Four years ago this month I quit LDOE to pursue justice for the people of Louisiana. I feel justice is the appropriate word, because I believe superintendent John White is a criminal and he should be brought to justice and answer for his crimes. Now, four years later, it appears White has achieved a new form of legitimacy under a new Governor and administration of the opposite political party bringing new and local relevance to the cliche’ that “the more things change the more things stay the same.”
I’ve been told by former allies I need to hush myself, to be quiet and allow Governor Edwards time to work his magic. To those who would seek to silence me, know this, I am doing nothing to stop him. I strongly encourage him to continue his efforts; if those are serious and sincere. It will be beneficial for him in the long run, as well as the rest of Louisiana, to remove White.
When I left the Department I had only vague ideas of what I would to accomplish. I was very naive to say the least. I foolishly believed that good always triumphed over evil, that crimes were punished once they were discovered, that deep down everyone wanted to take care of our state and our children (they just had different ideas about how to go about doing that.) I thought the media still had plenty of Peter Parkers and and Clark Kents to battle all the Jonah Jamesons, but that just isn’t so.
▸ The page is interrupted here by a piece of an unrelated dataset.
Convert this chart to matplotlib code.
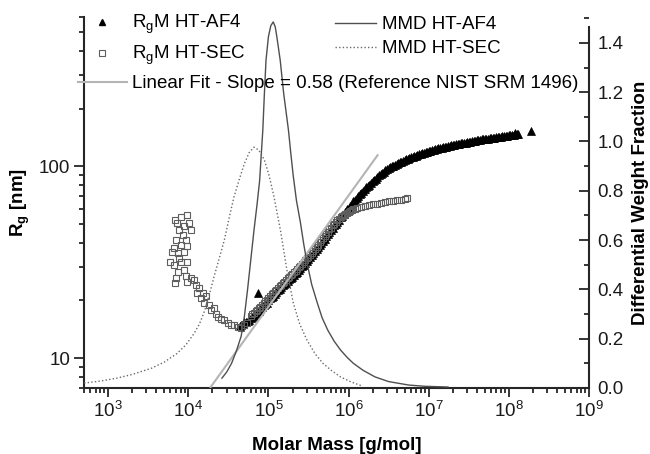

Even so, I think many folks who knew me considered me plenty jaded before I left the department on my ill-conceived quest for justice, truth, transparency, and fairness. I’m sure many were genuinely surprised to find out about my extracurriculars after I left. . . Now that I’ve peered behind the polluted political curtain personally, my anger and frustration has given way to something. . . new. It’s not acceptance exactly, but it is the expectation that almost anyone involved in politics, law enforcement, and government in general is probably a crook – at least those in positions of power in those agencies. So like, what’s the point in “exposing” anything really? The Catch 22, no one in power cares or they wouldn’t be in power. We reward personal loyalty over integrity in the government sector and our political system is geared toward electing liars and bribable double-dealers. For instance, in Louisiana many of our agency heads are former or future politicians or relatives of connected individuals or donors. Competency is probably the least important consideration for most appointees.
I imagine this is not an enormous revelation for most of my readers, but it is a sad realization for me, and poses a bit of a personal quandary. I started my blog with the idea that I could make a difference and that the truth mattered. That no longer appears to be the case. Keeping up a blog and researching new material for it takes a lot of time if done well. Usually you become the subject of scorn and mockery and you and your family can even be personally threatened if you anger the wrong folks as has happened to me on occasion.
I suppose the experience for bloggers like Peter Cook out of NOLA who proudly extolls the virtues of his not-so-secret unabashed bromance, is a bit different. Those who support the status quo and the ideas of their wealthy benefactors probably walk on rose petal strewn paths to their keyboards every morning. The life of an outcast, agitator blogger are a bit less pleasant and filled with a lot less triumph, reward, and recognition and you are always one post away from making a new enemy if you are acting true to your principles and beliefs and, well, the truth. When people recognize my name from my blog I never know if they are going to punch me or hug me so I eye everyone a bit cautiously until I see if their hands are clenched and eyes are narrowing.
Believe it to not, writing a blog reporting on unpopular subjects that most people will never read or give you credit for is not the most inspirational existence. Inspiration is a blogger’s stock in trade, to give and receive. Inspiration is the only currency most bloggers will ever receive for their efforts and so when then that disappears. . .
I have the material, just not the will to curate or produce it for the time being. I have taken on other projects, so I don’t lack for things to do. Perhaps I am done, or perhaps my goals and objectives are evolving into something new?
Getting involved in the election process has taken a toll and I’ve been taking the decisions made by others too personally. Accepting that I don’t have control of others, only myself, sounds obvious but has been more challenging than I expected. I don’t like losing, elections, games, goals, but maybe this was a good thing for me personally and needed to happen for the next evolution of myself and my blogging to take place?
The problems are deeper and more entrenched than I’d thought. I do have some ideas though. . . and I don’t expect the next 4 years to be the same as the last.